Yep, the same way that a wave of fear would come over me if I joked that I had a bomb in my suitcase as I boarded a plane. Fear that I'm going to be arrested. Dude, making a threat to the President is a felony. Any normal human being will be overcome by fear when partaking in an illegal activity. I am overcome with fear when I run through an "orange" light... it has nothing to do with fear of government, per se. It's fear of getting caught doing something wrong. What a dumb-ass.

"The point of the assignment was to experience fear of the government," said Andrea Joy of Windsor, adding that she didn't send an e-mail. "Everybody did by just suggesting the assignment.
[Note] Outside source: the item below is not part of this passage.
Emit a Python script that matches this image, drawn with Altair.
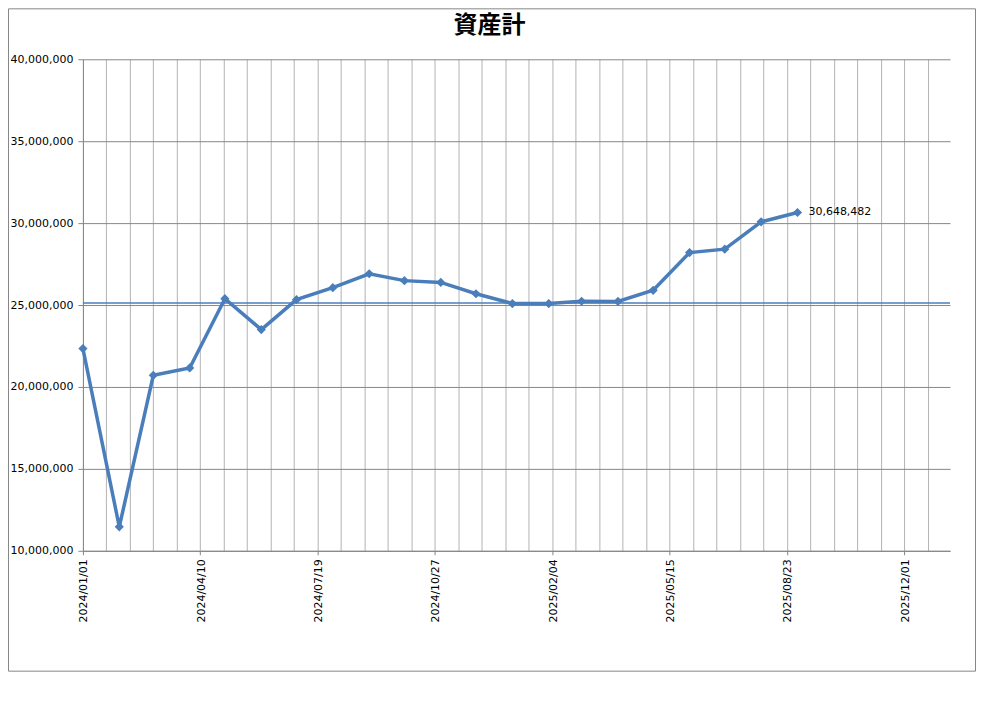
import altair as alt
import pandas as pd
from datetime import datetime, timezone

# ---- data ----
title_text = "資産計"
dates = [
    "2024-01-01", "2024-02-01", "2024-03-01", "2024-04-01", "2024-05-01", "2024-06-01",
    "2024-07-01", "2024-08-01", "2024-09-01", "2024-10-01", "2024-11-01", "2024-12-01",
    "2025-01-01", "2025-02-01", "2025-03-01", "2025-04-01", "2025-05-01", "2025-06-01",
    "2025-07-01", "2025-08-01", "2025-09-01",
]
values = [
    22340000, 11460000, 20710000, 21160000, 25390000, 23500000,
    25330000, 26060000, 26910000, 26490000, 26380000, 25690000,
    25090000, 25090000, 25230000, 25220000, 25900000, 28200000,
    28410000, 30080000, 30648482,
]
ref_line_value = [25120000]
y_ticks = [10000000, 15000000, 20000000, 25000000, 30000000, 35000000, 40000000]

# x axis: gridlines every 20 days, labels every 100 days from 2024/01/01
DAY_MS = 86400000
start_ms = int(datetime(2024, 1, 1, tzinfo=timezone.utc).timestamp() * 1000)
x_grid_values = [start_ms + i * 20 * DAY_MS for i in range(0, 37)]
x_domain = [
    alt.DateTime(year=2024, month=1, date=1, utc=True),
    alt.DateTime(year=2026, month=1, date=9, utc=True),
]

df = pd.DataFrame({"date": dates, "value": values})
df_last = df.tail(1)
df_ref = pd.DataFrame({"ref": ref_line_value})

BLUE = "#4A7EBB"
FONT = "DejaVu Sans"

label_test = f"(datum.value - {start_ms}) % {100 * DAY_MS} === 0"

x_scale = alt.Scale(type="utc", domain=x_domain, nice=False)
x_axis = alt.Axis(
    values=x_grid_values,
    tickCount=100,
    labelExpr=f"{label_test} ? utcFormat(datum.value, '%Y/%m/%d') : ''",
    labelAngle=-90,
    labelOverlap=False,
    labelFlush=False,
    labelPadding=4,
    labelOffset=1,
    labelFont=FONT,
    labelFontSize=11,
    labelColor="#000000",
    tickSize=4,
    tickColor="#868686",
    tickOpacity={"condition": {"test": label_test, "value": 1}, "value": 0},
    grid=True,
    gridColor="#b3b3b3",
    gridWidth=1,
    domainColor="#868686",
    title=None,
)

y_scale = alt.Scale(domain=[10000000, 40000000], nice=False, zero=False)
y_axis = alt.Axis(
    values=y_ticks,
    format=",d",
    labelFont=FONT,
    labelFontSize=11,
    labelColor="#000000",
    labelPadding=5,
    tickSize=5,
    tickColor="#868686",
    grid=True,
    gridColor="#878787",
    gridWidth=1,
    domainColor="#868686",
    title=None,
)

W, H = 868, 492
PAD = {"left": 75, "top": 51, "right": 26, "bottom": 121}

base = alt.Chart(df)

line = base.mark_line(color=BLUE, strokeWidth=3.5).encode(
    x=alt.X("date:T", scale=x_scale, axis=x_axis),
    y=alt.Y("value:Q", scale=y_scale, axis=y_axis),
)
points = base.mark_point(
    shape="diamond", filled=True, size=85, color=BLUE, opacity=1
).encode(
    x=alt.X("date:T", scale=x_scale, axis=x_axis),
    y=alt.Y("value:Q", scale=y_scale, axis=y_axis),
)

ref_rule = alt.Chart(df_ref).mark_rule(color=BLUE, strokeWidth=1.5).encode(
    y=alt.Y("ref:Q", scale=y_scale, axis=y_axis)
)

last_text = alt.Chart(df_last).mark_text(
    align="left", baseline="middle", dx=11, font=FONT, fontSize=11, color="#000000"
).encode(
    x=alt.X("date:T", scale=x_scale, axis=x_axis),
    y=alt.Y("value:Q", scale=y_scale, axis=y_axis),
    text=alt.Text("value:Q", format=",d"),
)

title_mark = alt.Chart(alt.Data(values=[{"t": title_text}])).mark_text(
    font="Noto Sans CJK JP", fontSize=24, fontWeight="bold", color="#000000",
    align="center", baseline="middle",
).encode(
    text="t:N",
    x=alt.value(407),
    y=alt.value(-33),
)

border = alt.Chart(alt.Data(values=[{}])).mark_rect(
    fillOpacity=0, stroke="#868686", strokeWidth=1
).encode(
    x=alt.value(-PAD["left"] + 0.5),
    x2=alt.value(W + PAD["right"] - 0.5),
    y=alt.value(-PAD["top"] + 0.5),
    y2=alt.value(H + PAD["bottom"] - 0.5),
)

chart = alt.layer(ref_rule, line, points, last_text, title_mark, border).properties(
    width=W,
    height=H,
    autosize=alt.AutoSizeParams(type="none"),
    padding=PAD,
    background="#ffffff",
).configure_view(stroke=None)

chart.save("out.html", embed_options={"renderer": "svg", "actions": False})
At no point was Michael advocating any violence.

"The reaction really validated his point," Joy said.

The only point this exercise validated is consequences. Every action has a reaction (and that reaction, Missy, is that of a group that is charged with protecting our President from threats). When you break the law, expect to pay the price. A college instructor certainly should not be assigning an illegal activity to his students. Only in the Bay Area.